Very less research work is done for character recognition from ancient manuscripts. As per our knowledge, this is the first attempt of its kind to segment characters from handwritten medieval Devnagari manuscripts.

This paper proposes a novel approach for character segmentation using the unique writing style of the medieval Devnagari script. This approach is referred as ‘Shirorekha Based Character Segmentation’ (SBCS) in rest of the paper. In recent Devnagari script (which is used nowadays), a space is placed between two words and the whole word is covered with a single continuous shirorekha above it. In unique writing style of medieval Devnagari scripts, there is no space between two words (may be to save the valuable paper). The text written in medieval Devnagari is a continuous sequence of characters. There is no space between any words; each character has a separate shirorekha above it (as shown in Fig. 1).

Fig. 1
figure 1

Sample medieval Devnagari manuscript

Segmentation is very important phase in optical character recognition process. Most recognition errors occur because of segmentation error [6]. Proposed SBCS method scans horizontal lines along with the shirorekha from pre-processed image. Wherever there is a break in shirorekha, or a minor touch between two characters, it is considered as segmentation point for character. The method is discussed in detail in Sect. 3.

2 Literature review

Below Table 1 shows some existing approaches proposed by different researchers for various languages.
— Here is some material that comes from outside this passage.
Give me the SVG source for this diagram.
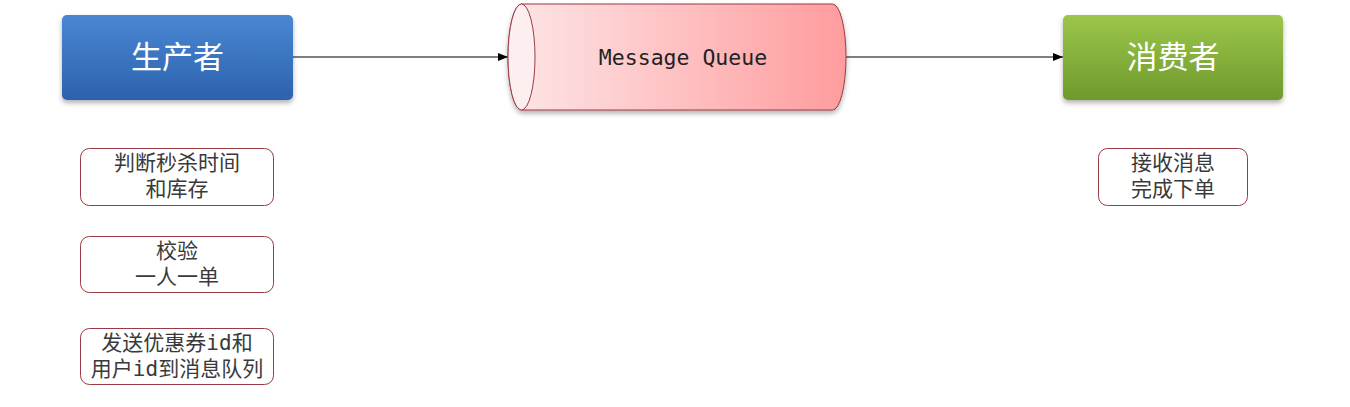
<svg xmlns="http://www.w3.org/2000/svg" width="1350" height="407" viewBox="0 0 1350 407">
<defs>
<linearGradient id="gBlue" x1="0" y1="0" x2="0" y2="1"><stop offset="0" stop-color="#4a87d2"/><stop offset="1" stop-color="#2c62ae"/></linearGradient>
<linearGradient id="gGreen" x1="0" y1="0" x2="0" y2="1"><stop offset="0" stop-color="#9cc64c"/><stop offset="1" stop-color="#6e9a2b"/></linearGradient>
<linearGradient id="gRed" x1="0" y1="0" x2="1" y2="0"><stop offset="0" stop-color="#fde6e7"/><stop offset="1" stop-color="#ff9c9e"/></linearGradient>
<filter id="sh" x="-10%" y="-10%" width="120%" height="140%"><feDropShadow dx="0" dy="3" stdDeviation="2.5" flood-color="#000" flood-opacity="0.3"/></filter>
<marker id="arr" viewBox="0 0 10 10" refX="10" refY="5" markerWidth="10" markerHeight="10" markerUnits="userSpaceOnUse" orient="auto"><path d="M0,1 L10,5 L0,9 z" fill="#000"/></marker>
</defs>
<style>
.big{font-family:"Liberation Sans","Noto Sans CJK SC",sans-serif;font-size:31px;fill:#fff;text-anchor:middle;dominant-baseline:central}
.note{fill:#fff;stroke:#9b3a44;stroke-width:1}
.nt{font-family:"Liberation Sans","Noto Sans CJK SC",sans-serif;font-size:21px;fill:#3a3a3a;text-anchor:middle}
.mono{font-family:"DejaVu Sans Mono","Liberation Mono",monospace}
.conn{stroke:#000;stroke-width:1;fill:none}
</style>
<rect width="1350" height="407" fill="#fff"/>
<g id="connectors">
<line class="conn" x1="293" y1="57" x2="508" y2="57" marker-end="url(#arr)"/>
<line class="conn" x1="846" y1="57" x2="1063" y2="57" marker-end="url(#arr)"/>
</g>
<g id="producer">
<rect x="62" y="15" width="231" height="85" rx="5" fill="url(#gBlue)" filter="url(#sh)"/>
<text class="big" x="177.5" y="57">生产者</text>
</g>
<g id="queue">
<path d="M521.5,4 L832.5,4 A13.5,53 0 0 1 832.5,110 L521.5,110 A13.5,53 0 0 1 521.5,4 z" fill="url(#gRed)" stroke="#9b3a44" stroke-width="1" filter="url(#sh)"/>
<ellipse cx="521.5" cy="57" rx="13.5" ry="53" fill="#fdeef0" stroke="#9b3a44" stroke-width="1"/>
<text x="683" y="57" font-family="DejaVu Sans Mono,Liberation Mono,monospace" font-size="21.5" fill="#222" text-anchor="middle" dominant-baseline="central">Message Queue</text>
</g>
<g id="consumer">
<rect x="1063" y="15" width="220" height="85" rx="5" fill="url(#gGreen)" filter="url(#sh)"/>
<text class="big" x="1173" y="57">消费者</text>
</g>
<g id="note1">
<rect class="note" x="80.5" y="148.5" width="193" height="57" rx="9"/>
<text class="nt" x="177" y="170">判断秒杀时间</text>
<text class="nt" x="177" y="196">和库存</text>
</g>
<g id="note2">
<rect class="note" x="80.5" y="236.5" width="193" height="56" rx="9"/>
<text class="nt" x="177" y="258">校验</text>
<text class="nt" x="177" y="284">一人一单</text>
</g>
<g id="note3">
<rect class="note" x="80.5" y="328.5" width="193" height="56" rx="9"/>
<text class="nt" x="177" y="350">发送优惠券<tspan class="mono">id</tspan>和</text>
<text class="nt" x="177" y="376">用户<tspan class="mono">id</tspan>到消息队列</text>
</g>
<g id="note4">
<rect class="note" x="1098.5" y="148.5" width="149" height="57" rx="9"/>
<text class="nt" x="1173" y="170">接收消息</text>
<text class="nt" x="1173" y="196">完成下单</text>
</g>
</svg>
Table 1 Existing character segmentation method study

3 Shirorekha Based Character Segmentation (SBCS)

The proposed Shirorekha Based Character Segmentation (SBCS) method is used for character segmentation for medieval Devnagari manuscript. There are certain operations performed on manuscript pages before applying the SBCS method. These operations are:

  • Grayscale conversion of colored images

  • Binarization using OTSU global thresholding algorithm

  • Line segmentation [10]

The segmented text lines are taken as input for SBCS method. A sample text line image is shown in Fig. 2.

Fig. 2
figure 2

A segmented text line image

As mentioned earlier, medieval Devnagari has a unique writing style that is no space between words and separate horizontal bar (shirorekha) on each character. The shirorekha on the character also covers the modifiers attached to that particular character.
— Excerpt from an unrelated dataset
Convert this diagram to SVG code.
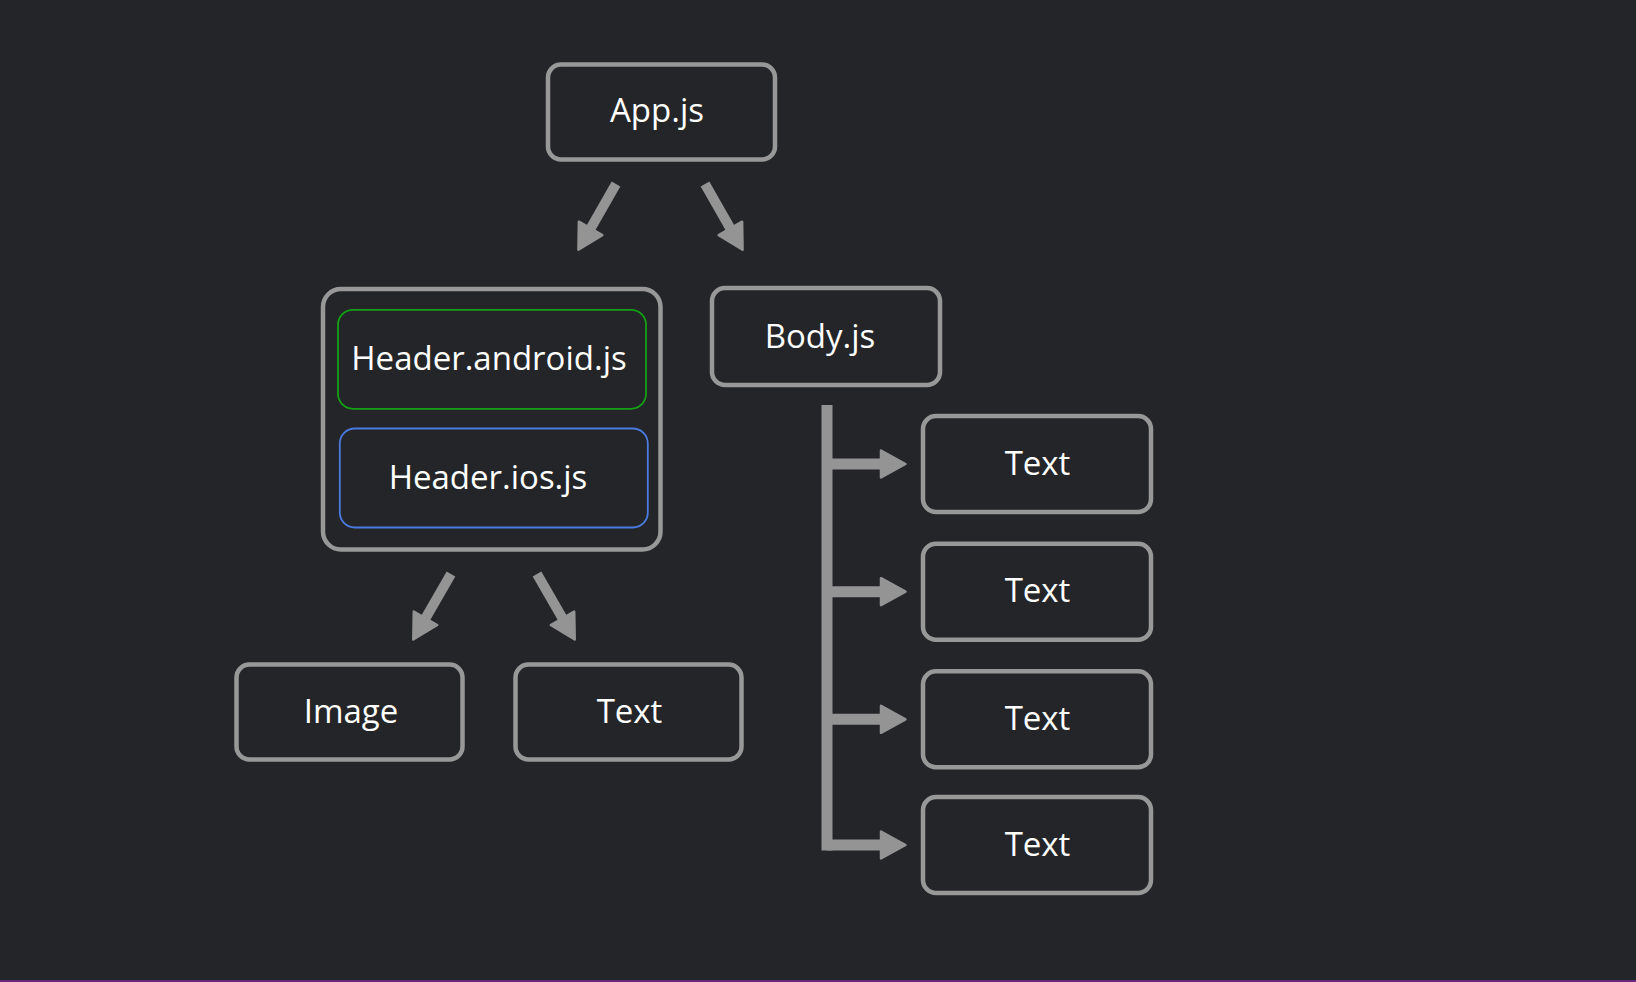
<svg xmlns="http://www.w3.org/2000/svg" width="1636" height="982" viewBox="0 0 1636 982">
  <style>
    .box { fill: #242528; stroke: #989898; stroke-width: 4.5; }
    .lbl { fill: #ffffff; font-family: "Open Sans", "Noto Sans", "Liberation Sans", sans-serif; font-size: 33px; text-anchor: middle; }
    .conn { stroke: #949494; stroke-width: 10; fill: none; stroke-linecap: butt; }
  </style>
  <defs>
    <marker id="ah" viewBox="0 0 26 30" refX="0" refY="15" markerWidth="26" markerHeight="30" markerUnits="userSpaceOnUse" orient="auto" overflow="visible">
      <path d="M0,1.5 L24.5,15 L0,28.5 Z" fill="#949494" stroke="#949494" stroke-width="2.5" stroke-linejoin="round"/>
    </marker>
  </defs>
  <rect x="0" y="0" width="1636" height="982" fill="#242528"/>
  <rect x="0" y="980" width="1636" height="2" fill="#652a80"/>

  <g id="connectors">
    <line class="conn" x1="616" y1="184" x2="590.6" y2="228.4" marker-end="url(#ah)"/>
    <line class="conn" x1="705" y1="184" x2="730.4" y2="228.4" marker-end="url(#ah)"/>
    <line class="conn" x1="451" y1="574" x2="425.5" y2="618.3" marker-end="url(#ah)"/>
    <line class="conn" x1="537" y1="574" x2="562.5" y2="618.3" marker-end="url(#ah)"/>
    <line class="conn" x1="827" y1="405" x2="827" y2="850.5" style="stroke-width:11"/>
    <line class="conn" x1="827" y1="464" x2="881" y2="464" style="stroke-width:11" marker-end="url(#ah)"/>
    <line class="conn" x1="827" y1="591.7" x2="881" y2="591.7" style="stroke-width:11" marker-end="url(#ah)"/>
    <line class="conn" x1="827" y1="719.3" x2="881" y2="719.3" style="stroke-width:11" marker-end="url(#ah)"/>
    <line class="conn" x1="827" y1="845" x2="881" y2="845" style="stroke-width:11" marker-end="url(#ah)"/>
  </g>

  <g id="app">
    <rect class="box" x="548" y="64.5" width="227" height="95" rx="13"/>
    <text class="lbl" x="657" y="122">App.js</text>
  </g>

  <g id="header">
    <rect class="box" x="323" y="289" width="337.5" height="260.5" rx="18"/>
    <g id="header-android">
      <rect x="338" y="309.8" width="308" height="99" rx="15" fill="none" stroke="#14a014" stroke-width="1.8"/>
      <text class="lbl" x="489" y="369.5">Header.android.js</text>
    </g>
    <g id="header-ios">
      <rect x="339.8" y="428.5" width="308" height="99" rx="15" fill="none" stroke="#4a7be0" stroke-width="1.8"/>
      <text class="lbl" x="488" y="488.5">Header.ios.js</text>
    </g>
  </g>

  <g id="body">
    <rect class="box" x="712" y="288" width="228" height="97" rx="13"/>
    <text class="lbl" x="820" y="347.5">Body.js</text>
  </g>

  <g id="image">
    <rect class="box" x="236.5" y="664.5" width="226" height="95" rx="13"/>
    <text class="lbl" x="351" y="722.5">Image</text>
  </g>

  <g id="header-text">
    <rect class="box" x="515.5" y="664.5" width="226" height="95" rx="13"/>
    <text class="lbl" x="629.5" y="722.5">Text</text>
  </g>

  <g id="body-text-1">
    <rect class="box" x="923" y="416" width="228" height="96" rx="13"/>
    <text class="lbl" x="1037.5" y="474.5">Text</text>
  </g>
  <g id="body-text-2">
    <rect class="box" x="923" y="543.7" width="228" height="96" rx="13"/>
    <text class="lbl" x="1037.5" y="602">Text</text>
  </g>
  <g id="body-text-3">
    <rect class="box" x="923" y="671.3" width="228" height="96" rx="13"/>
    <text class="lbl" x="1037.5" y="729.5">Text</text>
  </g>
  <g id="body-text-4">
    <rect class="box" x="923" y="797" width="228" height="96" rx="13"/>
    <text class="lbl" x="1037.5" y="856">Text</text>
  </g>
</svg>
The SBCS technique works using this unique writing style of the script. SBCS algorithm is described in detail:

  • Step 1: Create a row histogram for entire line image. Consider the row with having maximum number of black pixels in the upper half of the image as shirorekha row. Figure 3 shows the shirorekha form the row histogram chart.

  • Step 2: As the characters written in manuscript are thick, a shirorekha cannot be a single pixel width. So, a couple of rows above and below of the identified shirorekha row is considered as shirorekha span.

  • Step 3: This shirorekha span is analyzed to find all breaks in shirorekha line. Breaks in shirorekha is identified by creating a column histogram for the shirorekha span. A threshold value is to be assumed here (it should be according to character thickness). If the column histogram contains intensity less than assumed threshold, it is considered as possible segmentation point.

  • Step 4: In some characters, the character body can be wider than the shirorekha or shirorekha can be longer than the character body. In these cases, if segmentation done only by considering break in the shirorekha, it can lead to loss of partial character as shown in Fig. 4 (it can lead to partial character loss for ‘ka’).

    To resolve this, a column histogram for whole image is created as shown in Fig. 5.

  • Step 5: Column histogram values some columns before and after the possible end point is observed. The column with the minimum histogram value among them is the final segmentation point for the character. Figure 6 shows the segmented characters using SBCS algorithm.

Fig. 3
figure 3

Shirorekha from the row histogram

Fig. 4
figure 4

Identified possible end points

Fig. 5
figure 5

Column histogram for text line image

Fig. 6
figure 6

Segmented characters with SBCS algorithm

4 Experiment results

The proposed novel technique SBCS is implemented using Visual Basic.Net 2013 under Microsoft Windows environment with × 86 based PC, 2.27 GHz processor, 3 GB RAM. The experimental results are analyzed for performance evaluation.

Here, segmented lines from eleven manuscript pages (prats) are selected for an experiment. Table 2 depicts the experimental results and computed accuracy. Accuracy percentage for each prat is calculated as the percentage ratio of total characters and correctly segmented characters.

Table 2 Experiment results on various prats

It is observed that percentage of accuracy varies in the range of 82.94% to 93.04% with an overall average of 88.28%. The SBCS method is suitable for segmenting whole characters, numbers, characters with modifiers and joint characters.

As this is initial research of its kind. There are no results for medieval Devnagari character segmentation available to compare. The proposed research is achieving a promising result compared to many results for recent Devnagari scrip.

5 Conclusion

The proposed Shirorekha Based Character Segmentation (SBCS) method works very well with all kind of modifiers as well as joint characters used in the Medieval Devnagari Script. The method shows character segmentation results with the accuracy 88.28%. This accuracy rate is very good as compared to many methods proposed for recent Devnagari script.

6 Future scope

The proposed method can be improvised to achieve better accuracy and results. It can be extended to segment special symbols and decorative marks used in ancient manuscripts.